«C’est très triste, ces imbéciles ont encore frappé notre pays». A lui seul, ce sentiment de dépit et de colère exprimé par Amy, résume la consternation d’un peuple burkinabè qui n’arrive toujours pas à comprendre ce qui a subitement placé son pays dans le viseur des terroristes. C’est le coeur tout meurtri, à l’instar des autres millions de Burkinabè, que Edwige et Aïssétou sont en larmes, depuis ce matin de lundi gris, lendemain d’une nuit d’horreur de dimanche 13, rouge du sang d’innocents. «Dès l’annonce des premiers tirs sur Kwame Nkrumah, et avant même qu’on ne parle d’attaque terroriste, j’ai commencé à ressentir des maux de ventre.
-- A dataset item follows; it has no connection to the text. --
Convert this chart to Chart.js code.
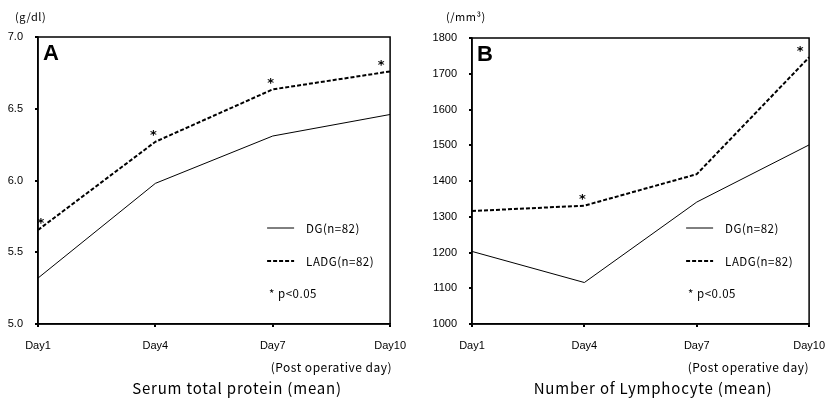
<!DOCTYPE html>
<html>
<head>
<meta charset="utf-8">
<script src="https://cdn.jsdelivr.net/npm/chart.js@4.4.0/dist/chart.umd.min.js"></script>
<style>
  body { margin: 0; background: #fff; }
  #wrap { position: relative; width: 837px; height: 400px; }
  .box { position: absolute; top: 0; height: 400px; }
</style>
</head>
<body>
<div id="wrap">
  <div class="box" style="left:0;width:418px"><canvas id="chartA"></canvas></div>
  <div class="box" style="left:418px;width:419px"><canvas id="chartB"></canvas></div>
</div>
<script>
const days = ['Day1', 'Day4', 'Day7', 'Day10'];

// Serum total protein (g/dl)
const proteinDG = [5.32, 5.98, 6.31, 6.46];
const proteinLADG = [5.655, 6.27, 6.635, 6.76];
const proteinSig = [true, true, true, true];

// Number of lymphocyte (/mm3)
const lymphoDG = [1203, 1116, 1341, 1501];
const lymphoLADG = [1316, 1331, 1419, 1746];
const lymphoSig = [false, true, false, true];

const tickFont = { family: "'Liberation Sans Narrow', 'Liberation Sans', Arial, sans-serif", size: 11 };
const textFont = "'Noto Sans CJK JP', 'DejaVu Sans', sans-serif";

// draws the frame, asterisks, panel letter, unit, legend and captions
const decor = {
    id: 'decor',
    afterDraw(chart, args, opts) {
        const ctx = chart.ctx;
        const a = chart.chartArea;
        const xs = chart.scales.x, ys = chart.scales.y;
        ctx.save();
        ctx.strokeStyle = '#000';
        ctx.lineWidth = 1.5;
        ctx.strokeRect(a.left, a.top, a.right - a.left, a.bottom - a.top);

        // significance marks on LADG
        ctx.fillStyle = '#000';
        ctx.font = 'bold 13px "DejaVu Sans", sans-serif';
        ctx.textAlign = 'center';
        ctx.textBaseline = 'middle';
        const ladg = chart.data.datasets[1].data;
        opts.sig.forEach(function (s, i) {
            if (!s) return;
            let x = xs.getPixelForValue(i);
            x = Math.min(Math.max(x, a.left + 5), a.right - 7);
            const y = ys.getPixelForValue(ladg[i]) - 6;
            ctx.fillText('*', x - 2, y);
        });

        // panel letter
        ctx.textAlign = 'left';
        ctx.font = 'bold 22px "Liberation Sans", Arial, sans-serif';
        ctx.fillText(opts.letter, a.left + 5, a.top + 17);

        // unit
        ctx.font = '11px ' + textFont;
        ctx.letterSpacing = '0.5px';
        ctx.fillText(opts.unit, opts.unitX, 17);

        // legend
        const lx = a.right - 123;
        ctx.lineWidth = 1;
        ctx.beginPath();
        ctx.moveTo(lx, 228); ctx.lineTo(lx + 27, 228);
        ctx.stroke();
        ctx.lineWidth = 2;
        ctx.setLineDash([4, 2]);
        ctx.beginPath();
        ctx.moveTo(lx, 261); ctx.lineTo(lx + 27, 261);
        ctx.stroke();
        ctx.setLineDash([]);
        ctx.font = '11.5px ' + textFont;
        ctx.fillText('DG(n=82)', lx + 39, 229);
        ctx.fillText('LADG(n=82)', lx + 39, 262);
        ctx.fillText('* p<0.05', lx + 2, 294);

        // captions
        ctx.textAlign = 'right';
        ctx.font = '12px ' + textFont;
        ctx.fillText('(Post operative day)', opts.postRight, 367);
        ctx.textAlign = 'center';
        ctx.font = '15px ' + textFont;
        ctx.letterSpacing = '0.8px';
        ctx.fillText(opts.title, opts.titleX, 388);
        ctx.restore();
    }
};

function makeChart(id, dg, ladg, yMin, yMax, step, digits, yWidth, pad, deco) {
    return new Chart(document.getElementById(id), {
        type: 'line',
        data: {
            labels: days,
            datasets: [{
                label: 'DG(n=82)',
                data: dg,
                borderColor: '#000',
                borderWidth: 1,
                pointRadius: 0,
                tension: 0
            }, {
                label: 'LADG(n=82)',
                data: ladg,
                borderColor: '#000',
                borderWidth: 2,
                borderDash: [4, 2],
                pointRadius: 0,
                tension: 0
            }]
        },
        options: {
            responsive: false,
            animation: false,
            layout: { padding: pad },
            plugins: {
                legend: { display: false },
                tooltip: { enabled: false },
                decor: deco
            },
            scales: {
                x: {
                    offset: false,
                    grid: { drawOnChartArea: false, drawTicks: true, tickLength: 3, color: '#000', lineWidth: 2 },
                    border: { display: true, color: '#000', width: 1.5 },
                    ticks: { color: '#000', font: tickFont, padding: 12, maxRotation: 0 },
                    afterFit: function (s) { s.height = 76 - pad.bottom; }
                },
                y: {
                    min: yMin,
                    max: yMax,
                    grid: { drawOnChartArea: false, drawTicks: true, tickLength: 3, color: '#000', lineWidth: 2 },
                    border: { display: true, color: '#000', width: 1.5 },
                    ticks: {
                        color: '#000', font: tickFont, padding: 12, stepSize: step,
                        callback: function (v) { return v.toFixed(digits); }
                    },
                    afterFit: function (s) { s.width = yWidth; }
                }
            }
        },
        plugins: [decor]
    });
}

function sizeCanvas(id, w) {
    const c = document.getElementById(id);
    c.width = w; c.height = 400;
    c.style.width = w + 'px'; c.style.height = '400px';
}
sizeCanvas('chartA', 418);
sizeCanvas('chartB', 419);

makeChart('chartA', proteinDG, proteinLADG, 5.0, 7.0, 0.5, 1, 38,
    { top: 37, right: 26, bottom: 0, left: 0 },
    { sig: proteinSig, letter: 'A', unit: '(g/dl)', unitX: 15, postRight: 392, title: 'Serum total protein (mean)', titleX: 237 });

makeChart('chartB', lymphoDG, lymphoLADG, 1000, 1800, 100, 0, 54,
    { top: 38, right: 16, bottom: 0, left: 0 },
    { sig: lymphoSig, letter: 'B', unit: '(/mm³)', unitX: 28, postRight: 391, title: 'Number of Lymphocyte (mean)', titleX: 235 });
</script>
</body>
</html>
Et ceci ne présage rien de bon chez moi», a avoué Edwige. Effectivement, dans la comptabilité macabre des attaques, livrée ce ce 14 août 2017, figurait le nom de Dame Napon qu’elle connaissait bien, par le truchement de leurs deux époux qui sont des collègues enseignants du supérieur. Quant à Aïssétou qui avait vainement tenté de prendre des nouvelles d’un couple qu’elle connaît bien, c’est à la vue de la femme de ménage inconsolable de ses voisins qu’elle a compris qu’elle ne reverra plus Mehsen Fenaich, Libano-sénégalais, qu’elle et ses amis appellent affectueusement Mo, emporté, tout comme son épouse Tammy Jeanne Macky, Canadienne, enceinte de cinq mois, par les balles assassines de deux illuminé en manque de publicité.
Si les dix-huit victimes, dénombrées pour l’instant, partagent le destin commun de la mort, d’autres miraculés de l’attaque terroriste du restaurant café Aziz Istanbul, ont connu des fortunes diverses. Ce médecin de son état et sa famille venue de l’Europe le rejoindre pour les vacances sont encore, eux, sous le choc de cette nuit qui aura été, sans aucun doute, la plus longue de leur existence. C’est dans le couloir de l’appartement qu’il les ont passées, ces interminables et angoissantes heures, avec pour voisins forcés, ces assaillants qui ont battu en retraite devant la riposte des Forces de défense et de sécurité (FDS) burkinabè, en se confinant à l’étage au-dessus du café de la mort. Ils étaient si proches des bourreaux de Kwame Nkrumah, qu’en plus des détonations infernales que produisaient leurs armes et celles des FDS, ils entendaient même les bruits de recharges des cartouches. Le traumatisme est inévitablement énorme. Surtout au niveau des enfants qui sursautent depuis lors, au moindre petit froissement de papier.
«Puisse Dieu nous épargner pareille situation», a conclu, avec foi ou fatalisme, cette vieille femme rencontrée dans les couloirs du Centre hospitalier et universitaire/ Yalgado Ouédraogo, qui n’a sans doute pas vu autant d’horreurs du fait de la bêtise humaine, durant la quatre-vingtaine d’années de vie que nous osons lui attribuer. En espérant que Istanbul renaisse de ses cendres comme l’a fait l’autre restaurant café Capuccinno, dévasté par la furie d’hommes sans foi ni loi, un certain 15 janvier 2016, on peut dire, pour la mémoire des morts de l’avenue Kwame Nkrumah: plus jamais ça!